What you are asked to do ::
Retype all material exactly. Pictures stay out of the copy.

Source excerpt ::
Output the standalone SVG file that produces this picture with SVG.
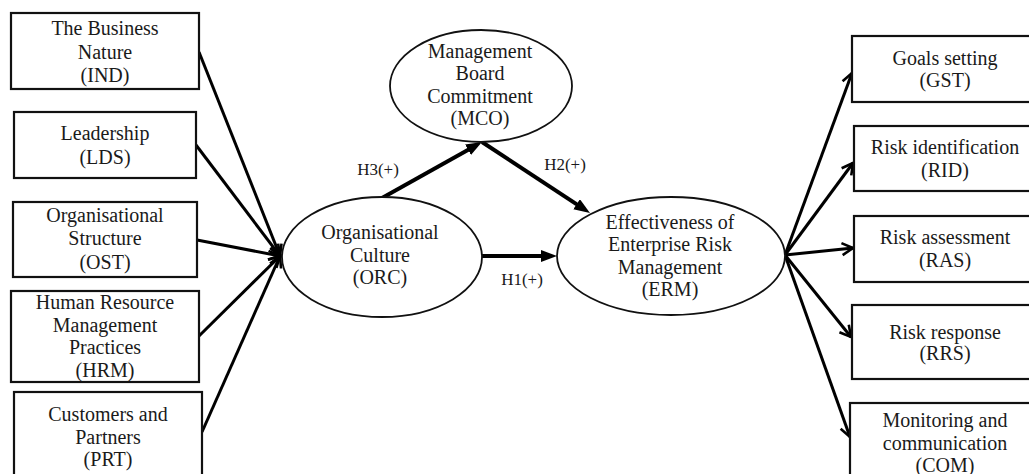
<svg xmlns="http://www.w3.org/2000/svg" width="1029" height="474" viewBox="0 0 1029 474">
<style>
.box{fill:#fff;stroke:#111;stroke-width:2.2}
.ell{fill:#fff;stroke:#111;stroke-width:1.8}
.t{font-family:"Liberation Serif","Times New Roman",serif;font-size:20px;fill:#1a1a1a;text-anchor:middle}
.h{font-family:"Liberation Serif","Times New Roman",serif;font-size:17px;fill:#1a1a1a;text-anchor:middle}
.c{stroke:#000;stroke-width:3;fill:none}
.hc{stroke:#000;stroke-width:4;fill:none}
</style>
<defs>
<marker id="chev" markerUnits="userSpaceOnUse" markerWidth="16" markerHeight="16" refX="13" refY="8" orient="auto">
<path d="M2,2 L13,8 L2,14" fill="none" stroke="#000" stroke-width="2.6" stroke-linejoin="miter"/>
</marker>
<marker id="tri" markerUnits="userSpaceOnUse" markerWidth="18" markerHeight="14" refX="8" refY="6" orient="auto">
<path d="M0,0 L16,6 L0,12 z" fill="#000"/>
</marker>
</defs>
<rect width="1029" height="474" fill="#fff"/>

<g id="connectors">
<line class="c" x1="199" y1="52" x2="280" y2="256" marker-end="url(#chev)"/>
<line class="c" x1="196" y1="145" x2="280" y2="256" marker-end="url(#chev)"/>
<line class="c" x1="197" y1="240" x2="280" y2="256" marker-end="url(#chev)"/>
<line class="c" x1="199" y1="336" x2="280" y2="256" marker-end="url(#chev)"/>
<line class="c" x1="202" y1="432" x2="280" y2="256" marker-end="url(#chev)"/>
<line class="hc" x1="382" y1="198" x2="475" y2="145.9" marker-end="url(#tri)"/>
<line class="hc" x1="482" y1="142" x2="583.3" y2="208.6" marker-end="url(#tri)"/>
<line class="hc" x1="482" y1="256" x2="549" y2="256" marker-end="url(#tri)"/>
<line class="c" x1="785" y1="255" x2="852" y2="73" marker-end="url(#chev)"/>
<line class="c" x1="785" y1="255" x2="853" y2="163" marker-end="url(#chev)"/>
<line class="c" x1="785" y1="255" x2="853" y2="248" marker-end="url(#chev)"/>
<line class="c" x1="785" y1="255" x2="851" y2="337" marker-end="url(#chev)"/>
<line class="c" x1="785" y1="255" x2="850" y2="437" marker-end="url(#chev)"/>
<text class="h" x="378" y="175">H3(+)</text>
<text class="h" x="565" y="170">H2(+)</text>
<text class="h" x="522" y="285">H1(+)</text>
</g>

<g id="IND">
<rect class="box" x="11" y="13" width="188" height="76"/>
<text class="t" x="105" y="35">The Business</text>
<text class="t" x="105" y="59">Nature</text>
<text class="t" x="105" y="82">(IND)</text>
</g>
<g id="LDS">
<rect class="box" x="14" y="112" width="182" height="66"/>
<text class="t" x="105" y="140">Leadership</text>
<text class="t" x="105" y="164">(LDS)</text>
</g>
<g id="OST">
<rect class="box" x="13" y="202" width="184" height="75"/>
<text class="t" x="105" y="222">Organisational</text>
<text class="t" x="105" y="245">Structure</text>
<text class="t" x="105" y="269">(OST)</text>
</g>
<g id="HRM">
<rect class="box" x="11" y="291" width="188" height="91"/>
<text class="t" x="105" y="309">Human Resource</text>
<text class="t" x="105" y="332">Management</text>
<text class="t" x="105" y="354">Practices</text>
<text class="t" x="105" y="377">(HRM)</text>
</g>
<g id="PRT">
<rect class="box" x="14" y="392" width="188" height="90"/>
<text class="t" x="108" y="421">Customers and</text>
<text class="t" x="108" y="444">Partners</text>
<text class="t" x="108" y="466">(PRT)</text>
</g>

<g id="MCO">
<ellipse class="ell" cx="481" cy="86" rx="91" ry="56"/>
<text class="t" x="480" y="58">Management</text>
<text class="t" x="480" y="80">Board</text>
<text class="t" x="480" y="103">Commitment</text>
<text class="t" x="480" y="125">(MCO)</text>
</g>
<g id="ORC">
<ellipse class="ell" cx="382" cy="257" rx="100" ry="60"/>
<text class="t" x="380" y="239">Organisational</text>
<text class="t" x="380" y="262">Culture</text>
<text class="t" x="380" y="284">(ORC)</text>
</g>
<g id="ERM">
<ellipse class="ell" cx="671" cy="256" rx="114" ry="59"/>
<text class="t" x="670" y="229">Effectiveness of</text>
<text class="t" x="670" y="251">Enterprise Risk</text>
<text class="t" x="670" y="274">Management</text>
<text class="t" x="670" y="296">(ERM)</text>
</g>

<g id="GST">
<rect class="box" x="852" y="36" width="190" height="66"/>
<text class="t" x="945" y="65">Goals setting</text>
<text class="t" x="945" y="87">(GST)</text>
</g>
<g id="RID">
<rect class="box" x="854" y="126" width="190" height="65"/>
<text class="t" x="945" y="154">Risk identification</text>
<text class="t" x="945" y="177">(RID)</text>
</g>
<g id="RAS">
<rect class="box" x="854" y="216" width="190" height="66"/>
<text class="t" x="945" y="244">Risk assessment</text>
<text class="t" x="945" y="267">(RAS)</text>
</g>
<g id="RRS">
<rect class="box" x="852" y="305" width="190" height="74"/>
<text class="t" x="945" y="339">Risk response</text>
<text class="t" x="945" y="360">(RRS)</text>
</g>
<g id="COM">
<rect class="box" x="850" y="403" width="190" height="80"/>
<text class="t" x="945" y="427">Monitoring and</text>
<text class="t" x="945" y="450">communication</text>
<text class="t" x="945" y="472">(COM)</text>
</g>
</svg>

The reply ::
Output the standalone SVG file that produces this picture with SVG.
<svg xmlns="http://www.w3.org/2000/svg" width="1029" height="474" viewBox="0 0 1029 474">
<style>
.box{fill:#fff;stroke:#111;stroke-width:2.2}
.ell{fill:#fff;stroke:#111;stroke-width:1.8}
.t{font-family:"Liberation Serif","Times New Roman",serif;font-size:20px;fill:#1a1a1a;text-anchor:middle}
.h{font-family:"Liberation Serif","Times New Roman",serif;font-size:17px;fill:#1a1a1a;text-anchor:middle}
.c{stroke:#000;stroke-width:3;fill:none}
.hc{stroke:#000;stroke-width:4;fill:none}
</style>
<defs>
<marker id="chev" markerUnits="userSpaceOnUse" markerWidth="16" markerHeight="16" refX="13" refY="8" orient="auto">
<path d="M2,2 L13,8 L2,14" fill="none" stroke="#000" stroke-width="2.6" stroke-linejoin="miter"/>
</marker>
<marker id="tri" markerUnits="userSpaceOnUse" markerWidth="18" markerHeight="14" refX="8" refY="6" orient="auto">
<path d="M0,0 L16,6 L0,12 z" fill="#000"/>
</marker>
</defs>
<rect width="1029" height="474" fill="#fff"/>

<g id="connectors">
<line class="c" x1="199" y1="52" x2="280" y2="256" marker-end="url(#chev)"/>
<line class="c" x1="196" y1="145" x2="280" y2="256" marker-end="url(#chev)"/>
<line class="c" x1="197" y1="240" x2="280" y2="256" marker-end="url(#chev)"/>
<line class="c" x1="199" y1="336" x2="280" y2="256" marker-end="url(#chev)"/>
<line class="c" x1="202" y1="432" x2="280" y2="256" marker-end="url(#chev)"/>
<line class="hc" x1="382" y1="198" x2="475" y2="145.9" marker-end="url(#tri)"/>
<line class="hc" x1="482" y1="142" x2="583.3" y2="208.6" marker-end="url(#tri)"/>
<line class="hc" x1="482" y1="256" x2="549" y2="256" marker-end="url(#tri)"/>
<line class="c" x1="785" y1="255" x2="852" y2="73" marker-end="url(#chev)"/>
<line class="c" x1="785" y1="255" x2="853" y2="163" marker-end="url(#chev)"/>
<line class="c" x1="785" y1="255" x2="853" y2="248" marker-end="url(#chev)"/>
<line class="c" x1="785" y1="255" x2="851" y2="337" marker-end="url(#chev)"/>
<line class="c" x1="785" y1="255" x2="850" y2="437" marker-end="url(#chev)"/>
<text class="h" x="378" y="175">H3(+)</text>
<text class="h" x="565" y="170">H2(+)</text>
<text class="h" x="522" y="285">H1(+)</text>
</g>

<g id="IND">
<rect class="box" x="11" y="13" width="188" height="76"/>
<text class="t" x="105" y="35">The Business</text>
<text class="t" x="105" y="59">Nature</text>
<text class="t" x="105" y="82">(IND)</text>
</g>
<g id="LDS">
<rect class="box" x="14" y="112" width="182" height="66"/>
<text class="t" x="105" y="140">Leadership</text>
<text class="t" x="105" y="164">(LDS)</text>
</g>
<g id="OST">
<rect class="box" x="13" y="202" width="184" height="75"/>
<text class="t" x="105" y="222">Organisational</text>
<text class="t" x="105" y="245">Structure</text>
<text class="t" x="105" y="269">(OST)</text>
</g>
<g id="HRM">
<rect class="box" x="11" y="291" width="188" height="91"/>
<text class="t" x="105" y="309">Human Resource</text>
<text class="t" x="105" y="332">Management</text>
<text class="t" x="105" y="354">Practices</text>
<text class="t" x="105" y="377">(HRM)</text>
</g>
<g id="PRT">
<rect class="box" x="14" y="392" width="188" height="90"/>
<text class="t" x="108" y="421">Customers and</text>
<text class="t" x="108" y="444">Partners</text>
<text class="t" x="108" y="466">(PRT)</text>
</g>

<g id="MCO">
<ellipse class="ell" cx="481" cy="86" rx="91" ry="56"/>
<text class="t" x="480" y="58">Management</text>
<text class="t" x="480" y="80">Board</text>
<text class="t" x="480" y="103">Commitment</text>
<text class="t" x="480" y="125">(MCO)</text>
</g>
<g id="ORC">
<ellipse class="ell" cx="382" cy="257" rx="100" ry="60"/>
<text class="t" x="380" y="239">Organisational</text>
<text class="t" x="380" y="262">Culture</text>
<text class="t" x="380" y="284">(ORC)</text>
</g>
<g id="ERM">
<ellipse class="ell" cx="671" cy="256" rx="114" ry="59"/>
<text class="t" x="670" y="229">Effectiveness of</text>
<text class="t" x="670" y="251">Enterprise Risk</text>
<text class="t" x="670" y="274">Management</text>
<text class="t" x="670" y="296">(ERM)</text>
</g>

<g id="GST">
<rect class="box" x="852" y="36" width="190" height="66"/>
<text class="t" x="945" y="65">Goals setting</text>
<text class="t" x="945" y="87">(GST)</text>
</g>
<g id="RID">
<rect class="box" x="854" y="126" width="190" height="65"/>
<text class="t" x="945" y="154">Risk identification</text>
<text class="t" x="945" y="177">(RID)</text>
</g>
<g id="RAS">
<rect class="box" x="854" y="216" width="190" height="66"/>
<text class="t" x="945" y="244">Risk assessment</text>
<text class="t" x="945" y="267">(RAS)</text>
</g>
<g id="RRS">
<rect class="box" x="852" y="305" width="190" height="74"/>
<text class="t" x="945" y="339">Risk response</text>
<text class="t" x="945" y="360">(RRS)</text>
</g>
<g id="COM">
<rect class="box" x="850" y="403" width="190" height="80"/>
<text class="t" x="945" y="427">Monitoring and</text>
<text class="t" x="945" y="450">communication</text>
<text class="t" x="945" y="472">(COM)</text>
</g>
</svg>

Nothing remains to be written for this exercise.